Figure scripts
---+---

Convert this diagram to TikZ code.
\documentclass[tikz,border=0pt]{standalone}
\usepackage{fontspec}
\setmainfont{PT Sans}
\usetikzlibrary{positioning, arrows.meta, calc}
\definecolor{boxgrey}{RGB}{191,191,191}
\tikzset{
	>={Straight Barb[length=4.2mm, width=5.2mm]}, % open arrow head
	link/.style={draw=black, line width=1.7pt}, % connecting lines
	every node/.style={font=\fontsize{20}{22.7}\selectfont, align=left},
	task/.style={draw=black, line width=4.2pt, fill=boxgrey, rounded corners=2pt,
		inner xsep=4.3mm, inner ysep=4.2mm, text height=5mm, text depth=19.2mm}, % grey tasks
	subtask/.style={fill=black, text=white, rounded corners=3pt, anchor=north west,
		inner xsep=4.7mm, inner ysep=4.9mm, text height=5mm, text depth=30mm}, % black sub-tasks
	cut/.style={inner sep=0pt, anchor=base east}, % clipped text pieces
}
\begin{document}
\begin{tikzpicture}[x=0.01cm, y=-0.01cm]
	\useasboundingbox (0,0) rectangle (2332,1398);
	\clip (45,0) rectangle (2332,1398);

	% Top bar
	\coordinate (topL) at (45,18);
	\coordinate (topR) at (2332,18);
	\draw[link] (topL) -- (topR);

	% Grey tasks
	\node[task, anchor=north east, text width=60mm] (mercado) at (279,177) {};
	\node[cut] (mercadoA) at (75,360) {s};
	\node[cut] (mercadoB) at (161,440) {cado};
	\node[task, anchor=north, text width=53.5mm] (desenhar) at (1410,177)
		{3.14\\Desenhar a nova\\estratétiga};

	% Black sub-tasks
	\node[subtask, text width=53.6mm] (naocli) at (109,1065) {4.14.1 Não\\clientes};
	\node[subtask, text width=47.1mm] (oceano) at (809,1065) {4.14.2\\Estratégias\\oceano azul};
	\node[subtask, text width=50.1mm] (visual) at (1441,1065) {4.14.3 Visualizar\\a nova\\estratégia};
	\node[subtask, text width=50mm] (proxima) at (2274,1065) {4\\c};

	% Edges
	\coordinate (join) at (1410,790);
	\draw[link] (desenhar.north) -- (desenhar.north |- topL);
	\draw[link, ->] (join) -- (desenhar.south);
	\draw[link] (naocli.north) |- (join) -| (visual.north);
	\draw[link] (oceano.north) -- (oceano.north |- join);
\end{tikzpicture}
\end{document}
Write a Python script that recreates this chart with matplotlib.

---+---

### Objective
Reproduce the full set of records precisely.

### Exercise response
Convert this diagram to TikZ code.
\documentclass[tikz,border=0pt]{standalone}
\usepackage{fontspec}
\setmainfont{PT Sans}
\usetikzlibrary{positioning, arrows.meta, calc}
\definecolor{boxgrey}{RGB}{191,191,191}
\tikzset{
	>={Straight Barb[length=4.2mm, width=5.2mm]}, % open arrow head
	link/.style={draw=black, line width=1.7pt}, % connecting lines
	every node/.style={font=\fontsize{20}{22.7}\selectfont, align=left},
	task/.style={draw=black, line width=4.2pt, fill=boxgrey, rounded corners=2pt,
		inner xsep=4.3mm, inner ysep=4.2mm, text height=5mm, text depth=19.2mm}, % grey tasks
	subtask/.style={fill=black, text=white, rounded corners=3pt, anchor=north west,
		inner xsep=4.7mm, inner ysep=4.9mm, text height=5mm, text depth=30mm}, % black sub-tasks
	cut/.style={inner sep=0pt, anchor=base east}, % clipped text pieces
}
\begin{document}
\begin{tikzpicture}[x=0.01cm, y=-0.01cm]
	\useasboundingbox (0,0) rectangle (2332,1398);
	\clip (45,0) rectangle (2332,1398);

	% Top bar
	\coordinate (topL) at (45,18);
	\coordinate (topR) at (2332,18);
	\draw[link] (topL) -- (topR);

	% Grey tasks
	\node[task, anchor=north east, text width=60mm] (mercado) at (279,177) {};
	\node[cut] (mercadoA) at (75,360) {s};
	\node[cut] (mercadoB) at (161,440) {cado};
	\node[task, anchor=north, text width=53.5mm] (desenhar) at (1410,177)
		{3.14\\Desenhar a nova\\estratétiga};

	% Black sub-tasks
	\node[subtask, text width=53.6mm] (naocli) at (109,1065) {4.14.1 Não\\clientes};
	\node[subtask, text width=47.1mm] (oceano) at (809,1065) {4.14.2\\Estratégias\\oceano azul};
	\node[subtask, text width=50.1mm] (visual) at (1441,1065) {4.14.3 Visualizar\\a nova\\estratégia};
	\node[subtask, text width=50mm] (proxima) at (2274,1065) {4\\c};

	% Edges
	\coordinate (join) at (1410,790);
	\draw[link] (desenhar.north) -- (desenhar.north |- topL);
	\draw[link, ->] (join) -- (desenhar.south);
	\draw[link] (naocli.north) |- (join) -| (visual.north);
	\draw[link] (oceano.north) -- (oceano.north |- join);
\end{tikzpicture}
\end{document}
Write a Python script that recreates this chart with matplotlib.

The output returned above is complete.